Getting Started
This page offers a quick introduction to installing and using gen_surv.
Installation
The project is managed with Poetry. Clone the repository and install dependencies:
poetry install
This will create a virtual environment and install all required packages.
Basic Usage
Generate datasets directly in Python:
from gen_surv import export_dataset, generate
# Cox Proportional Hazards example
df = generate(
model="cphm",
n=100,
model_cens="uniform",
cens_par=1.0,
beta=0.5,
covariate_range=2.0,
)
# Save to RDS for use in R
export_dataset(df, "simulated_data.rds")
You can also generate data from the command line:
python -m gen_surv dataset aft_ln --n 100 > data.csv
For a full description of available models and parameters, see the API reference.
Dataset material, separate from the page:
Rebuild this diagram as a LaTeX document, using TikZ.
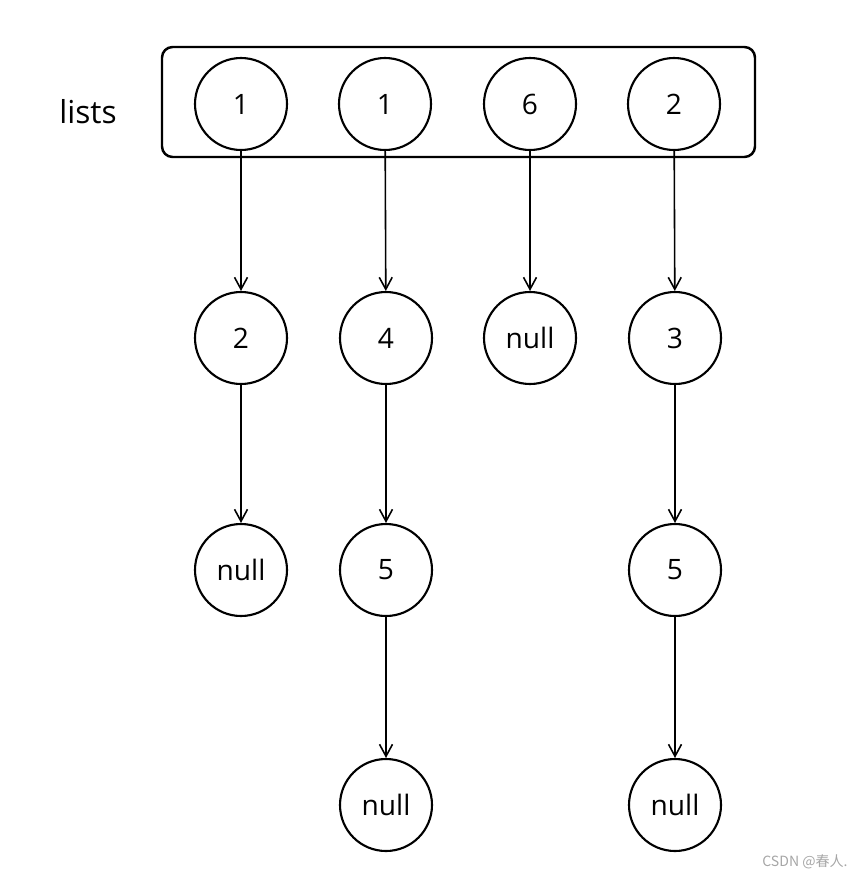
\documentclass[tikz,border=0pt]{standalone}
\usepackage{fontspec}
\setmainfont{Open Sans}
\newfontfamily\cjkfont{Noto Sans CJK SC}
\usepackage{tikz}
\usetikzlibrary{arrows.meta,positioning,calc}
\tikzset{
  nodo/.style={circle, draw=black, line width=1.2pt, minimum size=1.84cm,
               inner sep=0pt, font=\fontsize{16}{18}\selectfont},
  contenedor/.style={rectangle, draw=black, line width=1.4pt, rounded corners=6pt},
  flecha/.style={-{Straight Barb[length=2.4mm, width=2.6mm]}, line width=0.9pt},
  marca/.style={text=gray!70, font=\cjkfont\fontsize{8}{9}\selectfont}
}
\begin{document}
\begin{tikzpicture}
  \useasboundingbox (0,0) rectangle (17.16,-17.58);
  % --- Arreglo lists ---
  \draw[contenedor] (3.24,-0.94) rectangle (15.10,-3.14);
  \node[font=\fontsize{18}{20}\selectfont] (lbl) at (1.76,-2.24) {lists};
  \node[nodo] (A0) at (4.82,-2.08)  {1};
  \node[nodo] (B0) at (7.70,-2.08)  {1};
  \node[nodo] (C0) at (10.60,-2.08) {6};
  \node[nodo] (D0) at (13.48,-2.08) {2};

  % --- Listas enlazadas ---
  \node[nodo] (A1) at (4.82,-6.76)  {2};
  \node[nodo] (B1) at (7.72,-6.76)  {4};
  \node[nodo] (C1) at (10.60,-6.76) {null};
  \node[nodo] (D1) at (13.50,-6.76) {3};
  \node[nodo] (A2) at (4.82,-11.40) {null};
  \node[nodo] (B2) at (7.72,-11.40) {5};
  \node[nodo] (D2) at (13.50,-11.40) {5};
  \node[nodo] (B3) at (7.72,-16.10) {null};
  \node[nodo] (D3) at (13.50,-16.10) {null};

  \foreach \a/\b in {A0/A1,B0/B1,C0/C1,D0/D1,A1/A2,B1/B2,D1/D2,B2/B3,D2/D3}
    \draw[flecha] (\a) -- (\b);

  \node[marca] (wm) at (16.10,-17.24) {CSDN @春人.};
\end{tikzpicture}
\end{document}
Building the Documentation
Documentation is written using Sphinx. To build the HTML pages locally run:
cd docs
make html
The generated files will be available under docs/build/html
.
Scikit-learn Integration
You can wrap the generator in a transformer compatible with scikit-learn:
from gen_surv import GenSurvDataGenerator
est = GenSurvDataGenerator("cphm", n=10, beta=0.5, covariate_range=1.0)
df = est.fit_transform()
Lifelines and scikit-survival
Datasets generated with gen_surv can be directly used with
lifelines. For
scikit-survival you can convert the
DataFrame using to_sksurv
:
Note
The to_sksurv
helper requires the optional dependency
scikit-survival
. Install it with poetry install --with dev
or
pip install scikit-survival
.
from gen_surv import to_sksurv
struct = to_sksurv(df)